We spent almost four years abroad before my father was done with his studies. He went back to his job, my mother got a new one where she could practice her much improved English and I started taking English classes. Until this day, I am very glad that my parents didn’t simply let me idle and stop studying the language since it was no longer vital – the way they dealt with things, immediately looking for an English school while enrolling me in a regular Brazilian school, didn’t allow me enough time to forget anything I had learned.

 

Unfortunately, I finished the advanced course too young and, given the option, I chose not to study English formally anymore in high school. I still read in English, of course, and I watched everything I could without the subtitles, but by the time I was 15, my English was no longer as good as it had once been. My native accent had faded away a long time before and by then my vocabulary had also started to dwindle. Worse, I lost the very firm grasp I once had on certain structures – but I never really lost that ability to “know” that something sounds awkward, grammatically speaking, when it’s wrong. Noticing that my English skills weren’t being used enough, and approaching that time in life when you have to make a career choice that might as well change your whole future, I decided I would go back to studying English in college.
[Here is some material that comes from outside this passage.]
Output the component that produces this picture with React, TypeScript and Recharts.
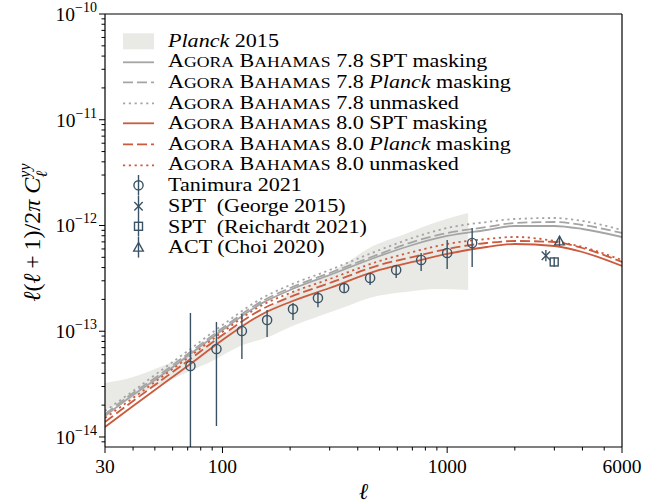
import React from 'react'
import {
  ComposedChart,
  Area,
  Line,
  Scatter,
  ErrorBar,
  XAxis,
  YAxis,
  Legend,
  ReferenceLine,
} from 'recharts'

const FONT = '"Liberation Serif", "Times New Roman", serif'
const RED = '#cc5a3d'
const GREY = '#a5a5a5'
const BAND = '#e9e9e5'
const INK = '#3a5263'

// tSZ power spectra, l(l+1)/2pi C_l^yy
const modelEll = [30, 40, 50, 70, 100, 150, 200, 300, 500, 700, 1000, 1500, 2000, 3000, 4000, 6000]
const agora80Spt = [1.243e-14, 1.963e-14, 2.781e-14, 4.692e-14, 8.26e-14, 1.45e-13, 1.891e-13, 2.564e-13, 3.795e-13, 4.516e-13, 5.376e-13, 6.261e-13, 6.685e-13, 6.399e-13, 5.615e-13, 4.14e-13]
const agora80Planck = [1.386e-14, 2.189e-14, 3.101e-14, 5.232e-14, 9.21e-14, 1.617e-13, 2.108e-13, 2.859e-13, 4.231e-13, 5.035e-13, 5.994e-13, 6.831e-13, 7.133e-13, 6.981e-13, 6.126e-13, 4.517e-13]
const agora80Unmasked = [1.512e-14, 2.336e-14, 3.309e-14, 5.583e-14, 9.83e-14, 1.763e-13, 2.3e-13, 3.118e-13, 4.615e-13, 5.613e-13, 6.682e-13, 7.451e-13, 7.788e-13, 7.135e-13, 6.261e-13, 4.715e-13]
const agora78Spt = [1.58e-14, 2.495e-14, 3.457e-14, 5.832e-14, 1.027e-13, 1.843e-13, 2.455e-13, 3.402e-13, 5.146e-13, 6.539e-13, 7.956e-13, 9.066e-13, 9.894e-13, 9.886e-13, 9.265e-13, 7.783e-13]
const agora78Planck = [1.649e-14, 2.605e-14, 3.61e-14, 6.09e-14, 1.072e-13, 1.924e-13, 2.564e-13, 3.554e-13, 5.378e-13, 6.977e-13, 8.494e-13, 9.673e-13, 1.056e-12, 1.079e-12, 1.011e-12, 8.495e-13]
const agora78Unmasked = [1.761e-14, 2.721e-14, 3.854e-14, 6.503e-14, 1.145e-13, 2.055e-13, 2.738e-13, 3.795e-13, 5.863e-13, 7.614e-13, 9.473e-13, 1.079e-12, 1.152e-12, 1.177e-12, 1.103e-12, 9.067e-13]

// Planck 2015 band
const planckEll = [30, 40, 50, 70, 90, 120, 160, 200, 270, 350, 450, 650, 900, 1240]
const planckLo = [1.8e-14, 2.34e-14, 2.97e-14, 4.12e-14, 5.23e-14, 7.25e-14, 8.82e-14, 1.097e-13, 1.394e-13, 1.695e-13, 2.062e-13, 2.35e-13, 2.51e-13, 2.455e-13]
const planckHi = [3.24e-14, 3.69e-14, 4.4e-14, 5.96e-14, 8.26e-14, 1.146e-13, 1.623e-13, 2.3e-13, 3.12e-13, 4.32e-13, 6.12e-13, 8.31e-13, 1.079e-12, 1.313e-12]

// Tanimura 2021 band powers with 1-sigma bounds
const tanimuraEll = [72, 94, 122, 158, 206, 266, 348, 454, 593, 766, 1000, 1292]
const tanimuraVal = [4.69e-14, 6.79e-14, 1.005e-13, 1.276e-13, 1.62e-13, 2.06e-13, 2.56e-13, 3.19e-13, 3.8e-13, 4.72e-13, 5.5e-13, 6.84e-13]
const tanimuraLo = [8.04e-15, 1.27e-14, 5.47e-14, 8.83e-14, 1.28e-13, 1.69e-13, 2.3e-13, 2.74e-13, 3.19e-13, 3.72e-13, 3.88e-13, 4.05e-13]
const tanimuraHi = [1.49e-13, 1.224e-13, 1.456e-13, 1.59e-13, 1.85e-13, 2.35e-13, 2.86e-13, 3.56e-13, 4.23e-13, 5.5e-13, 7.3e-13, 9.46e-13]

// single high-l measurements: [ell, value, lower, upper]
const sptGeorge = [2750, 5.18e-13, 4.6e-13, 5.85e-13]
const sptReichardt = [2995, 4.52e-13, 4.07e-13, 5.0e-13]
const actChoi = [3162, 7.13e-13, 6.4e-13, 7.95e-13]

const xTicks = [30, 100, 1000, 6000]
const xMinor = [40, 50, 60, 70, 80, 90, 200, 300, 400, 500, 600, 700, 800, 900, 2000, 3000, 4000, 5000]
const yMajor = [1e-14, 1e-13, 1e-12, 1e-11, 1e-10]
const yExponents = ['−14', '−13', '−12', '−11', '−10']
const yDomain = [8.04e-15, 1e-10]

const yMinor: number[] = []
for (const m of [1e-15, ...yMajor.slice(0, 4)]) {
  for (let k = 2; k <= 9; k++) {
    const v = k * m
    if (v >= yDomain[0]) yMinor.push(v)
  }
}

const curve = (vals: number[]) => modelEll.map((l, i) => ({ l, v: vals[i] }))
const bandRows = planckEll.map((l, i) => ({ l, band: [planckLo[i], planckHi[i]] }))
const tanimuraRows = tanimuraEll.map((l, i) => ({
  l,
  v: tanimuraVal[i],
  err: [tanimuraVal[i] - tanimuraLo[i], tanimuraHi[i] - tanimuraVal[i]],
}))
const pointRow = (p: number[]) => [{ l: p[0], v: p[1], err: [p[1] - p[2], p[3] - p[1]] }]

const DASH = '10 4'
const DOT = '2.2 3.6'

function XTick(props: any) {
  const { x, y, payload } = props
  const major = xTicks.includes(payload.value)
  return (
    <g>
      <line x1={x} x2={x} y1={y} y2={y + (major ? 6 : 3.5)} stroke="#000" strokeWidth={1} />
      {major && (
        <text x={x} y={y + 12} dy="0.72em" textAnchor="middle" fontFamily={FONT} fontSize={19.5} fill="#000">
          {payload.value}
        </text>
      )}
    </g>
  )
}

function YTick(props: any) {
  const { x, y, payload } = props
  const idx = yMajor.indexOf(payload.value)
  const major = idx >= 0
  return (
    <g>
      <line x1={x} x2={x - (major ? 6 : 3.5)} y1={y} y2={y} stroke="#000" strokeWidth={1} />
      {major && (
        <text x={x - 8} y={y} textAnchor="end" fontFamily={FONT} fontSize={19.5} fill="#000">
          <tspan dy="0.35em">10</tspan>
          <tspan dy={-9} fontSize={14}>
            {yExponents[idx]}
          </tspan>
        </text>
      )}
    </g>
  )
}

function YLabel(props: any) {
  const vb = props.viewBox || { x: 0, y: 14, width: 105, height: 433 }
  const cx = 32
  const cy = vb.y + vb.height / 2 + 2
  return (
    <text
      transform={`translate(${cx},${cy}) rotate(-90)`}
      textAnchor="middle"
      fontFamily={FONT}
      fontSize={24}
      fill="#000"
      dy="0.35em"
    >
      <tspan fontStyle="italic">ℓ</tspan>(<tspan fontStyle="italic">ℓ</tspan>
      {'\u2009+\u20091)/2'}
      <tspan fontStyle="italic">π</tspan>
      {' '}
      <tspan fontStyle="italic">C</tspan>
      <tspan fontSize={16} fontStyle="italic" dy={-10}>
        yy
      </tspan>
      <tspan fontSize={16} fontStyle="italic" dx={-14} dy={17}>
        ℓ
      </tspan>
    </text>
  )
}

function Circle(p: any) {
  return <circle cx={p.cx} cy={p.cy} r={4.6} fill="none" stroke={INK} strokeWidth={1.4} />
}
function Cross(p: any) {
  const s = 4.2
  return (
    <g stroke={INK} strokeWidth={1.4}>
      <line x1={p.cx - s} y1={p.cy - s} x2={p.cx + s} y2={p.cy + s} />
      <line x1={p.cx - s} y1={p.cy + s} x2={p.cx + s} y2={p.cy - s} />
    </g>
  )
}
function Square(p: any) {
  return <rect x={p.cx - 4} y={p.cy - 4} width={8} height={8} fill="none" stroke={INK} strokeWidth={1.4} />
}
function Triangle(p: any) {
  const s = 4.8
  return (
    <polygon
      points={`${p.cx},${p.cy - s} ${p.cx - s},${p.cy + s * 0.8} ${p.cx + s},${p.cy + s * 0.8}`}
      fill="none"
      stroke={INK}
      strokeWidth={1.4}
    />
  )
}

// small caps drawn by hand so the lower letters sit a bit larger than the synthesized ones
const small = { fontSize: '0.8em' }
const Agora = () => (
  <>
    A<span style={small}>GORA</span> B<span style={small}>AHAMAS</span>
  </>
)

const legendItems: { handle: string; color?: string; dash?: string; marker?: any; label: React.ReactNode }[] = [
  { handle: 'band', label: <><i>Planck</i> 2015</> },
  { handle: 'line', color: GREY, label: <><Agora /> 7.8 SPT masking</> },
  { handle: 'line', color: GREY, dash: DASH, label: <><Agora /> 7.8 <i>Planck</i> masking</> },
  { handle: 'line', color: GREY, dash: DOT, label: <><Agora /> 7.8 unmasked</> },
  { handle: 'line', color: RED, label: <><Agora /> 8.0 SPT masking</> },
  { handle: 'line', color: RED, dash: DASH, label: <><Agora /> 8.0 <i>Planck</i> masking</> },
  { handle: 'line', color: RED, dash: DOT, label: <><Agora /> 8.0 unmasked</> },
  { handle: 'point', marker: Circle, label: 'Tanimura 2021' },
  { handle: 'point', marker: Cross, label: 'SPT  (George 2015)' },
  { handle: 'point', marker: Square, label: 'SPT  (Reichardt 2021)' },
  { handle: 'point', marker: Triangle, label: 'ACT (Choi 2020)' },
]

function LegendBox() {
  const h = 20.6
  return (
    <div style={{ fontFamily: FONT, fontSize: 18.4, color: '#000' }}>
      {legendItems.map((it, i) => (
        <div key={i} style={{ display: 'flex', alignItems: 'center', height: h }}>
          <svg width={50} height={h} style={{ flex: 'none' }}>
            {it.handle === 'band' && <rect x={5} y={h / 2 - 8} width={31} height={16} fill={BAND} />}
            {it.handle === 'line' && (
              <line x1={5} x2={36} y1={h / 2} y2={h / 2} stroke={it.color} strokeWidth={1.8} strokeDasharray={it.dash} />
            )}
            {it.handle === 'point' && (
              <>
                <line x1={20.5} x2={20.5} y1={0} y2={h} stroke={INK} strokeWidth={1.4} />
                <it.marker cx={20.5} cy={h / 2} />
              </>
            )}
          </svg>
          <div
            style={{
              whiteSpace: 'pre',
              lineHeight: '20px',
              transform: 'scaleX(1.2)',
              transformOrigin: 'left center',
            }}
          >
            {it.label}
          </div>
        </div>
      ))}
    </div>
  )
}

export default function App() {
  return (
    <div style={{ width: 664, height: 504 }}>
      <style>{'body{margin:0}'}</style>
      <ComposedChart width={664} height={504} margin={{ top: 14, right: 42, bottom: 0, left: 0 }}>
        <XAxis
          dataKey="l"
          type="number"
          scale="log"
          domain={[30, 6000]}
          allowDataOverflow
          ticks={[...xTicks, ...xMinor]}
          interval={0}
          tick={(p: any) => <XTick {...p} />}
          tickLine={false}
          tickSize={0}
          tickMargin={0}
          height={57}
          axisLine={{ stroke: '#000', strokeWidth: 1.2 }}
          label={{ value: 'ℓ', position: 'insideBottom', offset: 5, fontFamily: FONT, fontSize: 23, fontStyle: 'italic', fill: '#000' }}
        />
        <YAxis
          type="number"
          scale="log"
          domain={yDomain}
          allowDataOverflow
          ticks={[...yMajor, ...yMinor]}
          interval={0}
          tick={(p: any) => <YTick {...p} />}
          tickLine={false}
          tickSize={0}
          tickMargin={0}
          width={105}
          axisLine={{ stroke: '#000', strokeWidth: 1.2 }}
          label={<YLabel />}
        />
        <Area
          data={bandRows}
          dataKey="band"
          type="monotone"
          stroke="none"
          fill={BAND}
          fillOpacity={1}
          isAnimationActive={false}
          name="Planck 2015"
        />
        <Line data={curve(agora78Spt)} dataKey="v" type="monotone" stroke={GREY} strokeWidth={1.8} dot={false} isAnimationActive={false} name="7.8 SPT" />
        <Line data={curve(agora78Planck)} dataKey="v" type="monotone" stroke={GREY} strokeWidth={1.8} strokeDasharray={DASH} dot={false} isAnimationActive={false} name="7.8 Planck" />
        <Line data={curve(agora78Unmasked)} dataKey="v" type="monotone" stroke={GREY} strokeWidth={1.8} strokeDasharray={DOT} dot={false} isAnimationActive={false} name="7.8 unmasked" />
        <Line data={curve(agora80Spt)} dataKey="v" type="monotone" stroke={RED} strokeWidth={1.8} dot={false} isAnimationActive={false} name="8.0 SPT" />
        <Line data={curve(agora80Planck)} dataKey="v" type="monotone" stroke={RED} strokeWidth={1.8} strokeDasharray={DASH} dot={false} isAnimationActive={false} name="8.0 Planck" />
        <Line data={curve(agora80Unmasked)} dataKey="v" type="monotone" stroke={RED} strokeWidth={1.8} strokeDasharray={DOT} dot={false} isAnimationActive={false} name="8.0 unmasked" />
        <Scatter data={tanimuraRows} dataKey="v" shape={Circle} isAnimationActive={false} name="Tanimura 2021">
          <ErrorBar dataKey="err" direction="y" width={0} stroke={INK} strokeWidth={1.4} />
        </Scatter>
        <Scatter data={pointRow(sptGeorge)} dataKey="v" shape={Cross} isAnimationActive={false} name="SPT George">
          <ErrorBar dataKey="err" direction="y" width={0} stroke={INK} strokeWidth={1.4} />
        </Scatter>
        <Scatter data={pointRow(sptReichardt)} dataKey="v" shape={Square} isAnimationActive={false} name="SPT Reichardt">
          <ErrorBar dataKey="err" direction="y" width={0} stroke={INK} strokeWidth={1.4} />
        </Scatter>
        <Scatter data={pointRow(actChoi)} dataKey="v" shape={Triangle} isAnimationActive={false} name="ACT Choi">
          <ErrorBar dataKey="err" direction="y" width={0} stroke={INK} strokeWidth={1.4} />
        </Scatter>
        <ReferenceLine x={6000} stroke="#000" strokeWidth={1.2} />
        <ReferenceLine y={1e-10} stroke="#000" strokeWidth={1.2} />
        <Legend
          layout="vertical"
          align="center"
          verticalAlign="middle"
          wrapperStyle={{ top: 31, left: 118, width: 460 }}
          content={() => <LegendBox />}
        />
      </ComposedChart>
    </div>
  )
}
When I told my mother this, she was fine with my decision, but couldn’t bring herself to support my possibly becoming a teacher… Which led me to apply for Translation instead.

 

Studying Translation, I became much better at writing than I had been before, and I favored creative writing over all else in precisely the same way I had always favored fiction over all other books. I also became good at translating things quickly and my vocabulary dramatically increased – but it took me less than a year to notice I wouldn’t enjoy living the life of a translator unless I could work solely in certain areas, and that managing to work like this wasn’t very likely. I would much rather do something more dynamic and interesting. I began to feel haunted by uncertainty, and kept to the path I had designed for myself, until one day I admitted that I would prefer to follow my heart and become an English teacher. I started getting part-time jobs on just about anything that let me lose my natural timidity, while still doing freelance translations and studying, so that by the time I finished college I could think of teaching without having to get a different degree. Meanwhile, I forgot something very basic; it didn’t occur to me that I lacked a deep understanding of English grammar or, even more important, that I had never made an effort to learn how to teach.

 

After I left college, I noticed my mistake. I spent a while working with translation, learning how to deal with clients and wondering if I should get a Teacher’s Degree or try to learn how to be an effective teacher through practice. I remembered my past teachers, the good and the bad, and came to the conclusion that the ones who influenced me the most were the Welsh teachers that had taught the foreign children with creativity, innovation and kindness. I thought that maybe these characteristics had more to do with a person’s own self than with any formally learned knowledge, and set forward to getting a teaching job and learning the rest in any way I could while practicing these qualities I liked so much. Eventually, I arrived at Casa Thomas Jefferson and soon learned more in a month than I had learned in the previous six! This was both a bit frightening and absolutely exhilarating – and it still is. Now I dream of specializing in teaching children and helping them acquire a second language in a way as close as possible to what my old teachers did for me back in Bangor.